Given that enzalutamide is an inducer of CYP2C9, CYP2C19, and CYP3A4, and that co-induction of these enzymes commonly occurs via activation of the nuclear pregnane X receptor, enzalutamide may also induce uridine 5′-diphospho-glucuronosyltransferase (UGT) 1A1 [25]. Induction of UGT1A1 could explain the 37–76 % decrease in exposure to the hydroxy-metabolites of the CYP substrates (Table 6), as many of these metabolites are further metabolized via glucuronidation that is mediated by UGT enzymes [26, 27].

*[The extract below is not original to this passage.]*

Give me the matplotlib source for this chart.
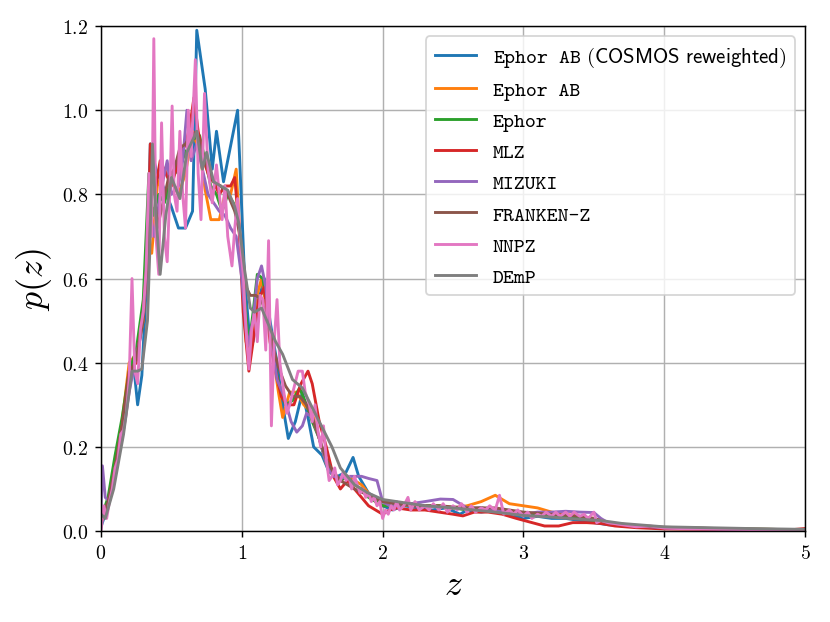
import numpy as np
import matplotlib
matplotlib.use("Agg")
import matplotlib.pyplot as plt

plt.rcParams['font.family'] = 'cmr10'
plt.rcParams['mathtext.fontset'] = 'cm'
plt.rcParams['axes.formatter.use_mathtext'] = True

# p(z) curves, each one as (z, p) vertices
labels = ['Ephor AB$\\mathsf{\\ (COSMOS\\ reweighted)}$', 'Ephor AB', 'Ephor', 'MLZ',
          'MIZUKI', 'FRANKEN-Z', 'NNPZ', 'DEmP']

z_ephor_ab_cosmos = [0, 0.05, 0.11, 0.15, 0.2, 0.23, 0.26, 0.29, 0.33, 0.35, 0.39, 0.44, 0.5, 0.55,
                     0.6, 0.65, 0.68, 0.74, 0.79, 0.82, 0.87, 0.97, 1.02, 1.05, 1.08, 1.12, 1.16, 1.2,
                     1.25, 1.29, 1.33, 1.38, 1.43, 1.47, 1.51, 1.57, 1.62, 1.68, 1.74, 1.79, 1.83, 1.9,
                     1.95, 2.0, 2.07, 2.15, 2.25, 2.35, 2.45, 2.55, 2.6, 2.7, 2.8, 2.9, 3.0, 3.1, 3.2,
                     3.3, 3.4, 3.5, 3.6, 3.8, 4.0, 4.5, 5.0]
p_ephor_ab_cosmos = [0.01, 0.06, 0.19, 0.25, 0.36, 0.40, 0.30, 0.37, 0.64, 0.92, 0.86, 0.82, 0.77, 0.72,
                     0.72, 0.76, 1.19, 1.05, 0.86, 0.95, 0.83, 1.0, 0.60, 0.48, 0.45, 0.55, 0.60, 0.50,
                     0.40, 0.30, 0.22, 0.26, 0.33, 0.27, 0.20, 0.18, 0.14, 0.13, 0.14, 0.175, 0.13, 0.09,
                     0.08, 0.06, 0.05, 0.06, 0.055, 0.05, 0.055, 0.04, 0.05, 0.045, 0.05, 0.04, 0.03, 0.035,
                     0.03, 0.03, 0.025, 0.02, 0.015, 0.01, 0.007, 0.004, 0.002]

z_ephor_ab = [0, 0.05, 0.1, 0.15, 0.2, 0.25, 0.3, 0.33, 0.36, 0.4, 0.45, 0.5, 0.55, 0.6, 0.65, 0.7,
              0.74, 0.78, 0.84, 0.88, 0.92, 0.96, 1.0, 1.03, 1.06, 1.1, 1.14, 1.18, 1.22, 1.26, 1.29,
              1.34, 1.39, 1.44, 1.5, 1.55, 1.6, 1.65, 1.7, 1.75, 1.8, 1.85, 1.9, 1.95, 2.0, 2.1, 2.2,
              2.3, 2.4, 2.5, 2.6, 2.7, 2.8, 2.9, 3.0, 3.1, 3.15, 3.2, 3.3, 3.4, 3.5, 3.6, 3.8, 4.0,
              4.5, 5.0]
p_ephor_ab = [0.02, 0.07, 0.15, 0.26, 0.40, 0.42, 0.50, 0.70, 0.66, 0.82, 0.86, 0.83, 0.80, 0.85, 0.95,
              0.90, 0.81, 0.74, 0.74, 0.80, 0.80, 0.86, 0.62, 0.45, 0.42, 0.55, 0.60, 0.52, 0.42, 0.33,
              0.27, 0.33, 0.33, 0.30, 0.28, 0.22, 0.16, 0.14, 0.12, 0.13, 0.12, 0.11, 0.09, 0.07, 0.06,
              0.065, 0.06, 0.06, 0.06, 0.055, 0.06, 0.07, 0.085, 0.065, 0.06, 0.055, 0.05, 0.045, 0.04,
              0.035, 0.03, 0.02, 0.012, 0.008, 0.005, 0.003]

z_ephor = [0, 0.05, 0.1, 0.15, 0.2, 0.25, 0.3, 0.34, 0.37, 0.41, 0.45, 0.5, 0.55, 0.6, 0.65, 0.7,
           0.74, 0.78, 0.82, 0.86, 0.9, 0.94, 0.98, 1.02, 1.05, 1.08, 1.11, 1.15, 1.19, 1.23, 1.27,
           1.31, 1.36, 1.41, 1.46, 1.5, 1.55, 1.6, 1.65, 1.7, 1.75, 1.8, 1.85, 1.9, 1.95, 2.0, 2.1,
           2.2, 2.3, 2.4, 2.5, 2.6, 2.7, 2.8, 2.9, 3.0, 3.1, 3.2, 3.3, 3.4, 3.5, 3.6, 3.8, 4.0, 4.5, 5.0]
p_ephor = [0.03, 0.08, 0.18, 0.27, 0.38, 0.43, 0.55, 0.85, 0.75, 0.80, 0.78, 0.84, 0.86, 0.90, 0.93,
           0.94, 0.88, 0.82, 0.80, 0.76, 0.80, 0.78, 0.72, 0.55, 0.44, 0.52, 0.61, 0.60, 0.50, 0.40,
           0.34, 0.30, 0.31, 0.34, 0.30, 0.26, 0.22, 0.16, 0.13, 0.12, 0.13, 0.11, 0.10, 0.08, 0.07,
           0.06, 0.06, 0.065, 0.06, 0.06, 0.055, 0.05, 0.055, 0.05, 0.045, 0.04, 0.04, 0.035, 0.035,
           0.03, 0.025, 0.018, 0.011, 0.008, 0.005, 0.003]

z_mlz = [0, 0.05, 0.1, 0.15, 0.2, 0.25, 0.3, 0.33, 0.35, 0.38, 0.42, 0.46, 0.5, 0.55, 0.6, 0.63, 0.66,
         0.69, 0.73, 0.77, 0.8, 0.84, 0.88, 0.92, 0.95, 0.98, 1.01, 1.05, 1.08, 1.12, 1.16, 1.2, 1.24,
         1.28, 1.32, 1.37, 1.42, 1.47, 1.5, 1.55, 1.6, 1.65, 1.7, 1.75, 1.8, 1.85, 1.9, 1.95, 2.0,
         2.05, 2.1, 2.2, 2.3, 2.4, 2.5, 2.57, 2.65, 2.75, 2.85, 2.95, 3.05, 3.15, 3.25, 3.35, 3.45,
         3.55, 3.65, 3.8, 4.0, 4.5, 4.9, 5.0]
p_mlz = [0.02, 0.06, 0.15, 0.25, 0.38, 0.40, 0.52, 0.65, 0.92, 0.80, 0.88, 0.85, 0.82, 0.88, 0.92, 0.96,
         1.03, 0.95, 0.88, 0.84, 0.83, 0.80, 0.82, 0.82, 0.84, 0.72, 0.52, 0.38, 0.45, 0.55, 0.58, 0.45,
         0.38, 0.32, 0.30, 0.30, 0.35, 0.38, 0.35, 0.26, 0.20, 0.13, 0.10, 0.12, 0.10, 0.08, 0.06, 0.05,
         0.04, 0.05, 0.055, 0.05, 0.05, 0.045, 0.04, 0.036, 0.045, 0.045, 0.04, 0.03, 0.021, 0.012,
         0.012, 0.02, 0.02, 0.018, 0.012, 0.008, 0.005, 0.003, 0.003, 0.006]

z_mizuki = [0, 0.01, 0.03, 0.06, 0.1, 0.15, 0.2, 0.24, 0.28, 0.32, 0.35, 0.38, 0.42, 0.47, 0.5, 0.55,
            0.58, 0.61, 0.64, 0.68, 0.72, 0.76, 0.8, 0.84, 0.88, 0.92, 0.96, 1.0, 1.04, 1.08, 1.11,
            1.14, 1.17, 1.21, 1.25, 1.3, 1.35, 1.39, 1.43, 1.46, 1.5, 1.55, 1.6, 1.65, 1.7, 1.75, 1.8,
            1.85, 1.9, 1.96, 2.0, 2.05, 2.1, 2.2, 2.3, 2.41, 2.5, 2.6, 2.7, 2.8, 2.9, 3.0, 3.1, 3.2,
            3.3, 3.4, 3.5, 3.55, 3.6, 3.8, 4.0, 4.5, 5.0]
p_mizuki = [0.05, 0.155, 0.08, 0.07, 0.14, 0.22, 0.33, 0.40, 0.46, 0.58, 0.75, 0.70, 0.80, 0.88, 0.80,
            0.82, 0.88, 1.0, 0.88, 0.92, 0.86, 0.80, 0.78, 0.76, 0.75, 0.72, 0.70, 0.60, 0.44, 0.50,
            0.60, 0.63, 0.58, 0.45, 0.36, 0.32, 0.26, 0.235, 0.25, 0.28, 0.27, 0.22, 0.16, 0.13, 0.125,
            0.13, 0.13, 0.13, 0.125, 0.12, 0.07, 0.06, 0.06, 0.065, 0.07, 0.076, 0.075, 0.055, 0.055,
            0.05, 0.045, 0.04, 0.045, 0.045, 0.047, 0.045, 0.044, 0.03, 0.02, 0.012, 0.008, 0.004, 0.002]

z_franken = [0, 0.05, 0.1, 0.15, 0.2, 0.25, 0.3, 0.34, 0.37, 0.4, 0.44, 0.48, 0.52, 0.56, 0.6, 0.64,
             0.68, 0.72, 0.76, 0.8, 0.85, 0.9, 0.95, 0.99, 1.03, 1.06, 1.1, 1.14, 1.18, 1.22, 1.26,
             1.31, 1.36, 1.41, 1.46, 1.5, 1.55, 1.6, 1.65, 1.7, 1.8, 1.9, 2.0, 2.1, 2.2, 2.4, 2.6,
             2.8, 3.0, 3.2, 3.4, 3.5, 3.6, 3.8, 4.0, 4.5, 5.0]
p_franken = [0.03, 0.07, 0.15, 0.25, 0.37, 0.41, 0.50, 0.70, 0.86, 0.72, 0.78, 0.84, 0.86, 0.91, 0.92,
             0.94, 0.95, 0.90, 0.86, 0.83, 0.82, 0.80, 0.76, 0.70, 0.58, 0.56, 0.56, 0.55, 0.50, 0.44,
             0.39, 0.345, 0.32, 0.32, 0.30, 0.27, 0.22, 0.17, 0.14, 0.12, 0.10, 0.085, 0.07, 0.065,
             0.06, 0.06, 0.055, 0.055, 0.045, 0.04, 0.035, 0.03, 0.02, 0.013, 0.009, 0.005, 0.003]

z_nnpz = [0, 0.02, 0.04, 0.06, 0.08, 0.1, 0.12, 0.14, 0.16, 0.18, 0.2, 0.22, 0.24, 0.26, 0.28, 0.3,
          0.32, 0.34, 0.36, 0.375, 0.39, 0.41, 0.43, 0.45, 0.47, 0.49, 0.505, 0.52, 0.54, 0.56, 0.58,
          0.6, 0.62, 0.64, 0.67, 0.69, 0.71, 0.735, 0.76, 0.79, 0.82, 0.84, 0.86, 0.88, 0.9, 0.93,
          0.95, 0.97, 0.99, 1.01, 1.03, 1.05, 1.07, 1.09, 1.11, 1.13, 1.15, 1.17, 1.19, 1.21, 1.23,
          1.25, 1.27, 1.29, 1.32, 1.34, 1.37, 1.4, 1.43, 1.45, 1.48, 1.5, 1.52, 1.54, 1.56, 1.58, 1.6,
          1.62, 1.64, 1.66, 1.68, 1.7, 1.72, 1.74, 1.76, 1.78, 1.8, 1.82, 1.84, 1.86, 1.88, 1.9, 1.92,
          1.94, 1.96, 1.98, 2.0, 2.02, 2.04, 2.06, 2.08, 2.1, 2.12, 2.15, 2.18, 2.2, 2.23, 2.26, 2.3,
          2.33, 2.36, 2.4, 2.43, 2.46, 2.5, 2.53, 2.56, 2.6, 2.63, 2.66, 2.7, 2.73, 2.76, 2.8, 2.83,
          2.86, 2.9, 2.93, 2.96, 3.0, 3.03, 3.06, 3.1, 3.13, 3.16, 3.2, 3.23, 3.26, 3.3, 3.33, 3.36,
          3.4, 3.43, 3.46, 3.5, 3.52, 3.55, 3.6, 3.7, 3.8, 3.9, 4.0, 4.2, 4.5, 5.0]
p_nnpz = [0.0, 0.06, 0.03, 0.07, 0.10, 0.15, 0.17, 0.23, 0.24, 0.28, 0.36, 0.60, 0.38, 0.35, 0.48, 0.52,
          0.62, 0.85, 0.70, 1.17, 0.70, 0.61, 0.97, 0.70, 0.64, 0.82, 1.01, 0.80, 0.76, 0.95, 0.80,
          0.72, 1.0, 0.89, 1.12, 0.85, 0.74, 1.04, 0.86, 0.78, 0.87, 0.80, 0.74, 0.82, 0.70, 0.63,
          0.72, 0.79, 0.68, 0.61, 0.48, 0.385, 0.48, 0.52, 0.45, 0.56, 0.55, 0.43, 0.69, 0.25, 0.45,
          0.55, 0.40, 0.35, 0.28, 0.30, 0.34, 0.38, 0.38, 0.33, 0.30, 0.26, 0.30, 0.24, 0.20, 0.25,
          0.17, 0.12, 0.13, 0.15, 0.11, 0.12, 0.14, 0.12, 0.13, 0.10, 0.13, 0.11, 0.09, 0.10, 0.08,
          0.09, 0.07, 0.08, 0.06, 0.07, 0.03, 0.05, 0.04, 0.06, 0.05, 0.07, 0.05, 0.06, 0.08, 0.05,
          0.07, 0.05, 0.06, 0.05, 0.065, 0.05, 0.065, 0.045, 0.06, 0.05, 0.065, 0.045, 0.06, 0.045,
          0.055, 0.05, 0.06, 0.05, 0.085, 0.04, 0.05, 0.04, 0.05, 0.035, 0.045, 0.03, 0.04, 0.035,
          0.045, 0.035, 0.045, 0.035, 0.045, 0.035, 0.045, 0.035, 0.04, 0.03, 0.045, 0.02, 0.025,
          0.02, 0.015, 0.01, 0.012, 0.007, 0.005, 0.004, 0.002]

z_demp = [0, 0.03, 0.09, 0.16, 0.22, 0.26, 0.29, 0.33, 0.345, 0.365, 0.39, 0.42, 0.46, 0.5, 0.56,
          0.61, 0.68, 0.72, 0.75, 0.8, 0.85, 0.9, 0.95, 0.98, 1.02, 1.06, 1.09, 1.14, 1.19, 1.24,
          1.29, 1.36, 1.43, 1.52, 1.58, 1.64, 1.7, 1.8, 1.9, 2.0, 2.1, 2.3, 2.5, 2.8, 3.0, 3.2, 3.4,
          3.55, 3.7, 3.85, 4.0, 4.3, 4.6, 5.0]
p_demp = [0.04, 0.03, 0.10, 0.23, 0.38, 0.38, 0.385, 0.50, 0.65, 0.92, 0.75, 0.61, 0.75, 0.84, 0.79,
          0.90, 0.95, 0.86, 0.90, 0.83, 0.82, 0.81, 0.77, 0.73, 0.62, 0.53, 0.52, 0.53, 0.49, 0.45,
          0.42, 0.36, 0.34, 0.28, 0.24, 0.20, 0.15, 0.11, 0.09, 0.075, 0.07, 0.06, 0.055, 0.045, 0.037,
          0.033, 0.028, 0.025, 0.018, 0.014, 0.010, 0.008, 0.006, 0.004]

zs = [z_ephor_ab_cosmos, z_ephor_ab, z_ephor, z_mlz, z_mizuki, z_franken, z_nnpz, z_demp]
ps = [p_ephor_ab_cosmos, p_ephor_ab, p_ephor, p_mlz, p_mizuki, p_franken, p_nnpz, p_demp]

fig = plt.figure(figsize=(6.385, 4.792), dpi=130)
ax = fig.add_axes([0.1217, 0.146, 0.8482, 0.8106])

for z, p, lab in zip(zs, ps, labels):
    ax.plot(z, p, label=lab, lw=1.6)

ax.set_xlim(0, 5)
ax.set_ylim(0, 1.2)
ax.set_xlabel('$z$', fontsize=20)
ax.set_ylabel('$p(z)$', fontsize=20)
ax.tick_params(labelsize=11)
ax.grid(True)
ax.legend(loc='upper right', prop={'family': 'cmtt10', 'size': 11.5}, labelspacing=0.56)

fig.savefig('out.png', dpi=130)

To mitigate the risks to patients, it is recommended to avoid concomitant use of enzalutamide with substrates of CYP2C9 (such as phenytoin and warfarin), CYP2C19 (such as S-mephenytoin), or CYP3A4 [such as alfentanil, ergotamine, dihydroergotamine, cyclosporine (ciclosporin), fentanyl, pimozide, quinidine, sirolimus, and tacrolimus] that have a narrow therapeutic index. The full induction potential of enzalutamide may not occur until approximately 1 month after the start of treatment, when steady-state plasma concentrations of enzalutamide are reached, although some induction effects may be apparent earlier. Patients taking drugs that are substrates of CYP2C9, CYP2C19, and CYP3A4 should be evaluated for possible loss of pharmacological effects (or increase in effects in cases where active metabolites are formed) during the first month of enzalutamide treatment, and dose adjustment should be considered as appropriate. In consideration of the long t ½ of enzalutamide (5.8 days in patients [4]), effects on enzymes may persist for 1 month or longer after stopping enzalutamide. A gradual dose reduction of the concomitant drug may be necessary when stopping enzalutamide treatment.

Conclusion

In the drug interaction study with CYP2C8 and CYP3A4 inhibitors, coadministration of gemfibrozil (strong CYP2C8 inhibitor) increased the composite AUC of enzalutamide plus N-desmethyl enzalutamide by 2.2-fold, and coadministration of itraconazole (strong CYP3A4 inhibitor) increased the composite AUC by 1.3-fold. Based on these findings, it is recommended that if a patient requires coadministration of a strong CYP2C8 inhibitor with enzalutamide, then the enzalutamide dose should be reduced to 80 mg once daily. In the drug interaction study with CYP2C8, CYP2C9, CYP2C19, and CYP3A4 substrates, enzalutamide increased the AUC of oral pioglitazone by 20 % and reduced the AUC of oral S-warfarin, omeprazole, and midazolam by 56, 70, and 86 %, respectively; therefore, enzalutamide is a moderate inducer of CYP2C9 and CYP2C19 and a strong inducer of CYP3A4. Enzalutamide did not affect exposure to oral pioglitazone (CYP2C8 substrate) to a significant extent. Based on these findings, it is recommended to avoid concomitant use of enzalutamide with administered narrow therapeutic index drugs that are metabolized by CYP2C9, CYP2C19, or CYP3A4 as enzalutamide may decrease their exposure.